══ Material provided ══

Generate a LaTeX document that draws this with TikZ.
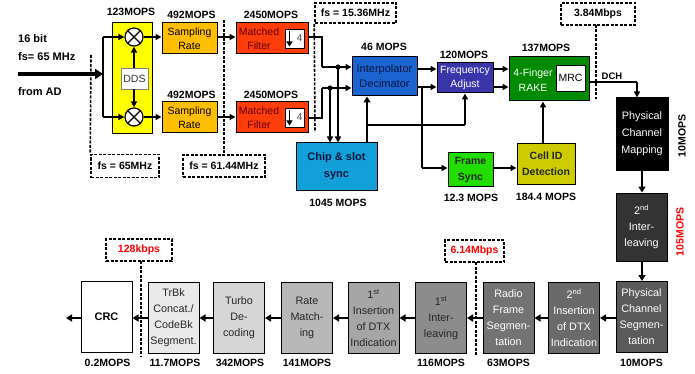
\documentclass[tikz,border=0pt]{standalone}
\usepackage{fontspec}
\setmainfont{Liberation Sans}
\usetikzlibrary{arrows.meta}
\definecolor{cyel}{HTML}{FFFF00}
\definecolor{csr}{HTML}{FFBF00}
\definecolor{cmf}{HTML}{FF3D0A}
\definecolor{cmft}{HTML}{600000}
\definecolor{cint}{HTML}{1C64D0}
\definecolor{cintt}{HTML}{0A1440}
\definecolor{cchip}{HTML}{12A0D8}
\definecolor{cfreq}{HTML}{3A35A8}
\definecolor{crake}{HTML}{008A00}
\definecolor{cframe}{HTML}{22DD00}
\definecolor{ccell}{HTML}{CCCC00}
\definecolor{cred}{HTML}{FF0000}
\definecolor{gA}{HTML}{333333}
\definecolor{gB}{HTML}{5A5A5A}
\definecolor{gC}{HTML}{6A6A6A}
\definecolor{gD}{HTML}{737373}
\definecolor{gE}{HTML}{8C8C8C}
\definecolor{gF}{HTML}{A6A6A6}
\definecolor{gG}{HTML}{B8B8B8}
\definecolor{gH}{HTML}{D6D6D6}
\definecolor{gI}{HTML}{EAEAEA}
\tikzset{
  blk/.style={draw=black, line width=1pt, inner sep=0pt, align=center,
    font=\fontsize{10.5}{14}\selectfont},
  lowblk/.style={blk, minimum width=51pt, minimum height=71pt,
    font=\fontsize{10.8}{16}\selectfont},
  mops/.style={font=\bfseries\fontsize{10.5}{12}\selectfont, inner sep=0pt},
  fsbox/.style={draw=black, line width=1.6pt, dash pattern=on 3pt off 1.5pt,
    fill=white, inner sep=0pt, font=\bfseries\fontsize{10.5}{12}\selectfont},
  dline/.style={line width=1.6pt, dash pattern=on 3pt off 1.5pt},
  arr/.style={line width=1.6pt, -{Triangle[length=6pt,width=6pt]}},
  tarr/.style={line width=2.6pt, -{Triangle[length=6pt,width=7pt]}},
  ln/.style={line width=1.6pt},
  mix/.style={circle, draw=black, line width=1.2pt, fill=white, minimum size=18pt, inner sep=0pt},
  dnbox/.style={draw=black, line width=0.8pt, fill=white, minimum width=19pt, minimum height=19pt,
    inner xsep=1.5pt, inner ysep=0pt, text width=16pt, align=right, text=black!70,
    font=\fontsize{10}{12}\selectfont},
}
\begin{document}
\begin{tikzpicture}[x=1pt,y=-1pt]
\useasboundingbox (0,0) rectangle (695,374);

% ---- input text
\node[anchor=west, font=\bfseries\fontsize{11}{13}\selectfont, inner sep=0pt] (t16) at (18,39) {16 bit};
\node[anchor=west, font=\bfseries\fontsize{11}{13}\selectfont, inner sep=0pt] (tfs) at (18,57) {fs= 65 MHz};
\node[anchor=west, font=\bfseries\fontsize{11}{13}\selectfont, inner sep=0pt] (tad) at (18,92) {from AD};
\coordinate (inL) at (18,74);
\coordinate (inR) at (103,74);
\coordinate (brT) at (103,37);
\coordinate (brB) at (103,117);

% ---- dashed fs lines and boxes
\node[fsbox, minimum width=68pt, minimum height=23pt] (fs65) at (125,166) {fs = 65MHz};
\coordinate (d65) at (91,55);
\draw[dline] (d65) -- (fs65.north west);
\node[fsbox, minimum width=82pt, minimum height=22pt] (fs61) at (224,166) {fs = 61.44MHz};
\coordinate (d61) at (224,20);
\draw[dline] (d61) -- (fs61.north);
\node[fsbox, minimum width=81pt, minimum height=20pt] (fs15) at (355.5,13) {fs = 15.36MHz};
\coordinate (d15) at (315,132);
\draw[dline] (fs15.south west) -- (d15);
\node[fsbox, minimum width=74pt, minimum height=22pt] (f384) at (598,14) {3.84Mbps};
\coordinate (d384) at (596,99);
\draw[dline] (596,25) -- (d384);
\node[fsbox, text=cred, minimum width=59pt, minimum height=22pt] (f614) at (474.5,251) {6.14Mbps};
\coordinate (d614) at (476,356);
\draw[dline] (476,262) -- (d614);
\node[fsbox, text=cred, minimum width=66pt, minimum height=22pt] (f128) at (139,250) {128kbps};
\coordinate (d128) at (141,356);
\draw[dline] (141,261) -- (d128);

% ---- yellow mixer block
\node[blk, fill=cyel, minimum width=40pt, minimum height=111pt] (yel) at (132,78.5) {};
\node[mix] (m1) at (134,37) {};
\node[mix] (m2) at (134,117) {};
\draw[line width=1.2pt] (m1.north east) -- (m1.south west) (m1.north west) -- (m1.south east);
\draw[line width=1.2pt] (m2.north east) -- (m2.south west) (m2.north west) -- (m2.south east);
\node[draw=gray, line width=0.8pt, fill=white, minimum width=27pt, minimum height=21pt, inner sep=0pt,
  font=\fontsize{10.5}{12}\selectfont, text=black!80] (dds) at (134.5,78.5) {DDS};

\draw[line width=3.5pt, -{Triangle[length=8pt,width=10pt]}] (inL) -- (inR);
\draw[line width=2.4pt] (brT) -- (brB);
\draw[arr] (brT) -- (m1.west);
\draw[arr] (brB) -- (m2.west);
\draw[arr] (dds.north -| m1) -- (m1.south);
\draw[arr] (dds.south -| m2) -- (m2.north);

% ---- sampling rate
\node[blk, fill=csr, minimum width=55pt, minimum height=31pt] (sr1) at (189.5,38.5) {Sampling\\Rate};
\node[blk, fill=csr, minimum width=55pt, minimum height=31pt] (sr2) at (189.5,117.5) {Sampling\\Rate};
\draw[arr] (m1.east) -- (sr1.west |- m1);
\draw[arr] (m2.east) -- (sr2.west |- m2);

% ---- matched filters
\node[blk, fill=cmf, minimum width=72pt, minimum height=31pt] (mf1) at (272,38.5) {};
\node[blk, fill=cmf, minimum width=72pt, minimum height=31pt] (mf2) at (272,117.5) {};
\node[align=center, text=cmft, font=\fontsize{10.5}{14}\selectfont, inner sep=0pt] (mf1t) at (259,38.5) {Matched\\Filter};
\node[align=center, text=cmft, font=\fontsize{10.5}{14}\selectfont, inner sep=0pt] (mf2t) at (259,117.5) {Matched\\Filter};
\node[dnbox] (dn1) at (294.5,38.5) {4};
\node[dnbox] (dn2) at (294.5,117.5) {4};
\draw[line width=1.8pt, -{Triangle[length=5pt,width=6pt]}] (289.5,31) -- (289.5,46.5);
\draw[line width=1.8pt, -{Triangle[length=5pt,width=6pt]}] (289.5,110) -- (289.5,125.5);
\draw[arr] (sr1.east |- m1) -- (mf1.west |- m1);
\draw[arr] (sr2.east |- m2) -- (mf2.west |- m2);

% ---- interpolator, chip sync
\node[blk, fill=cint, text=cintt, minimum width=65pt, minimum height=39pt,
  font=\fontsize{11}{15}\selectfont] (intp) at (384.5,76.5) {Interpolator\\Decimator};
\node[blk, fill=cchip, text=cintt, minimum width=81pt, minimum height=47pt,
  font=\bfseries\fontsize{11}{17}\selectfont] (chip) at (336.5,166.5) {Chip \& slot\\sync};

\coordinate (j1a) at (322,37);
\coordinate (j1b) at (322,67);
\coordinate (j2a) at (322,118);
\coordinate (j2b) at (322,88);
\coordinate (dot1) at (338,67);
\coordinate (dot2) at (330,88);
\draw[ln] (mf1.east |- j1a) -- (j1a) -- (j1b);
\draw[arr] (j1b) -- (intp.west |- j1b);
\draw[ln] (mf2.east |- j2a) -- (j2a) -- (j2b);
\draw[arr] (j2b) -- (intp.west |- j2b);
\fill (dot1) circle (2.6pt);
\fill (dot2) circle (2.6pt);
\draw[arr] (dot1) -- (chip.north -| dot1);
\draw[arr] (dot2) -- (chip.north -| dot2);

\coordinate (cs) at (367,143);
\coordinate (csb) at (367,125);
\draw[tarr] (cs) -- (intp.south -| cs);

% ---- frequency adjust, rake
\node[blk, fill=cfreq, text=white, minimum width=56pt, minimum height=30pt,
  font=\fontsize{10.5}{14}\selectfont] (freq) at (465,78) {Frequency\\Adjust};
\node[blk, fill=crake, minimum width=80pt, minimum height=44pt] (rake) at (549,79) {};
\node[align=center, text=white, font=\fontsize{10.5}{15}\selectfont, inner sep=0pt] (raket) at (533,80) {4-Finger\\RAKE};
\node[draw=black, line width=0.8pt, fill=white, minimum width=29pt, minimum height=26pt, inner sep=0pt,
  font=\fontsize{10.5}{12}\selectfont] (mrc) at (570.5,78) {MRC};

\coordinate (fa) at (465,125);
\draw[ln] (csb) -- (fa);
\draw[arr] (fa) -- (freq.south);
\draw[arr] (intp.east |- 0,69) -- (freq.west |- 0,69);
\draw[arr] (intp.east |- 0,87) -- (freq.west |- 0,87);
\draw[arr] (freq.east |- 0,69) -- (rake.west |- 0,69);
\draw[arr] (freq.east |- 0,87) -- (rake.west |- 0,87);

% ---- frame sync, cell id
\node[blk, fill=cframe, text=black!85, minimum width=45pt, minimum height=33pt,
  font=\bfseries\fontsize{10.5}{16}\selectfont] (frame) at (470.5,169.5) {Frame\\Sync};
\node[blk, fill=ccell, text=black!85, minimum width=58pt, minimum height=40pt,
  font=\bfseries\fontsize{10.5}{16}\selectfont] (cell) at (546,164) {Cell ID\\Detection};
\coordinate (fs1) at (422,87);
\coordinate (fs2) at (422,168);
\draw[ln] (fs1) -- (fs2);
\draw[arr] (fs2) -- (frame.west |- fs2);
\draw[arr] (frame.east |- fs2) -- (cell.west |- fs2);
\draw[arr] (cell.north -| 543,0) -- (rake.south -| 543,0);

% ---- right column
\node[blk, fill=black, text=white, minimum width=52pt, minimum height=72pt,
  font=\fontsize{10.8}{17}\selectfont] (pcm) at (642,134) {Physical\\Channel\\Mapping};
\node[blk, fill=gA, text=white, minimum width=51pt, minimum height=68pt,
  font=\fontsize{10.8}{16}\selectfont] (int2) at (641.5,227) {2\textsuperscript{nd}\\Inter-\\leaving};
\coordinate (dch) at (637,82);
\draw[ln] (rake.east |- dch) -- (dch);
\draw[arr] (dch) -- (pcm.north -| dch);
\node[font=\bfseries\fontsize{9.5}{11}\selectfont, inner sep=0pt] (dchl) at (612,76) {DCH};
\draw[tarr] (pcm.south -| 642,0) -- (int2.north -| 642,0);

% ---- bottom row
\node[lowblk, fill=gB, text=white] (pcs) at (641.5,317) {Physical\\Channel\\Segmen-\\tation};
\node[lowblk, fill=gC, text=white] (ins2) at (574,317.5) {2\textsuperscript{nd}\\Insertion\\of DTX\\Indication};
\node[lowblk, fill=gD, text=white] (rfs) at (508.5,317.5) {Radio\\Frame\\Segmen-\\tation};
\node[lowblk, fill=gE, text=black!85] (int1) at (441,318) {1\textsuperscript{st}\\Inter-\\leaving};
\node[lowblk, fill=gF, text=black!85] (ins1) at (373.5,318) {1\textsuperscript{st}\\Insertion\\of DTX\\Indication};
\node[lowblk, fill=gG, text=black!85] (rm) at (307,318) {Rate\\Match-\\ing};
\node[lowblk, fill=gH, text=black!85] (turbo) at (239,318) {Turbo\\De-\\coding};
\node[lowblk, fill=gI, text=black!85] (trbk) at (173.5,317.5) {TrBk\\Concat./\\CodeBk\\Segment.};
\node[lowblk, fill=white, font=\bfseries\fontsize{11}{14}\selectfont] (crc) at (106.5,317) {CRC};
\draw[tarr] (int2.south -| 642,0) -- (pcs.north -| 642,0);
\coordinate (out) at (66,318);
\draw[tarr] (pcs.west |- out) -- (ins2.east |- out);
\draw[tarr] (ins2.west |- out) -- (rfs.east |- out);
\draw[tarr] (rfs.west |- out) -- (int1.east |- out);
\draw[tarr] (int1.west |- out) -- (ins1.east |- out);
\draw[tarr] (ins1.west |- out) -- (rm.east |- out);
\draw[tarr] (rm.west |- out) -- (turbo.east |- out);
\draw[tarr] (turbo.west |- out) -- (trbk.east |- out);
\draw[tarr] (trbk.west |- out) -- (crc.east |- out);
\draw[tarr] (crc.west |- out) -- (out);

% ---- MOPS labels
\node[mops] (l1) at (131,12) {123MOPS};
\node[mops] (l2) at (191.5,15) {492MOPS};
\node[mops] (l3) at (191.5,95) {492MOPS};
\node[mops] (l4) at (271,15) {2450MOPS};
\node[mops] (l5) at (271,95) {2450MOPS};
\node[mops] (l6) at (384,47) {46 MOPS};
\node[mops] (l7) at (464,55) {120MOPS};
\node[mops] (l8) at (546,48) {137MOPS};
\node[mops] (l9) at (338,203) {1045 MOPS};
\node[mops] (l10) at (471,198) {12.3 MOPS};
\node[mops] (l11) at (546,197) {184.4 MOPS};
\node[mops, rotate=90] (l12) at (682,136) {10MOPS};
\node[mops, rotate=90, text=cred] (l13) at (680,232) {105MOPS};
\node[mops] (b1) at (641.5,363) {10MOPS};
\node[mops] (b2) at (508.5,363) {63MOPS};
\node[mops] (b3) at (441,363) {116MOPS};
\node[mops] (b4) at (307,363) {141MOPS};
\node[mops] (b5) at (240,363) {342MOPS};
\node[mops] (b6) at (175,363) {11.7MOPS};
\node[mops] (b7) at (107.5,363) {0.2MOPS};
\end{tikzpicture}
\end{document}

═══

» **To be done**:
Give again, word for word, every line from the top of the data above to the line holding "(0,0) rectangle (695,374);", inclusive, with the pictures left out.

» **Complete output**:
Generate a LaTeX document that draws this with TikZ.
\documentclass[tikz,border=0pt]{standalone}
\usepackage{fontspec}
\setmainfont{Liberation Sans}
\usetikzlibrary{arrows.meta}
\definecolor{cyel}{HTML}{FFFF00}
\definecolor{csr}{HTML}{FFBF00}
\definecolor{cmf}{HTML}{FF3D0A}
\definecolor{cmft}{HTML}{600000}
\definecolor{cint}{HTML}{1C64D0}
\definecolor{cintt}{HTML}{0A1440}
\definecolor{cchip}{HTML}{12A0D8}
\definecolor{cfreq}{HTML}{3A35A8}
\definecolor{crake}{HTML}{008A00}
\definecolor{cframe}{HTML}{22DD00}
\definecolor{ccell}{HTML}{CCCC00}
\definecolor{cred}{HTML}{FF0000}
\definecolor{gA}{HTML}{333333}
\definecolor{gB}{HTML}{5A5A5A}
\definecolor{gC}{HTML}{6A6A6A}
\definecolor{gD}{HTML}{737373}
\definecolor{gE}{HTML}{8C8C8C}
\definecolor{gF}{HTML}{A6A6A6}
\definecolor{gG}{HTML}{B8B8B8}
\definecolor{gH}{HTML}{D6D6D6}
\definecolor{gI}{HTML}{EAEAEA}
\tikzset{
  blk/.style={draw=black, line width=1pt, inner sep=0pt, align=center,
    font=\fontsize{10.5}{14}\selectfont},
  lowblk/.style={blk, minimum width=51pt, minimum height=71pt,
    font=\fontsize{10.8}{16}\selectfont},
  mops/.style={font=\bfseries\fontsize{10.5}{12}\selectfont, inner sep=0pt},
  fsbox/.style={draw=black, line width=1.6pt, dash pattern=on 3pt off 1.5pt,
    fill=white, inner sep=0pt, font=\bfseries\fontsize{10.5}{12}\selectfont},
  dline/.style={line width=1.6pt, dash pattern=on 3pt off 1.5pt},
  arr/.style={line width=1.6pt, -{Triangle[length=6pt,width=6pt]}},
  tarr/.style={line width=2.6pt, -{Triangle[length=6pt,width=7pt]}},
  ln/.style={line width=1.6pt},
  mix/.style={circle, draw=black, line width=1.2pt, fill=white, minimum size=18pt, inner sep=0pt},
  dnbox/.style={draw=black, line width=0.8pt, fill=white, minimum width=19pt, minimum height=19pt,
    inner xsep=1.5pt, inner ysep=0pt, text width=16pt, align=right, text=black!70,
    font=\fontsize{10}{12}\selectfont},
}
\begin{document}
\begin{tikzpicture}[x=1pt,y=-1pt]
\useasboundingbox (0,0) rectangle (695,374);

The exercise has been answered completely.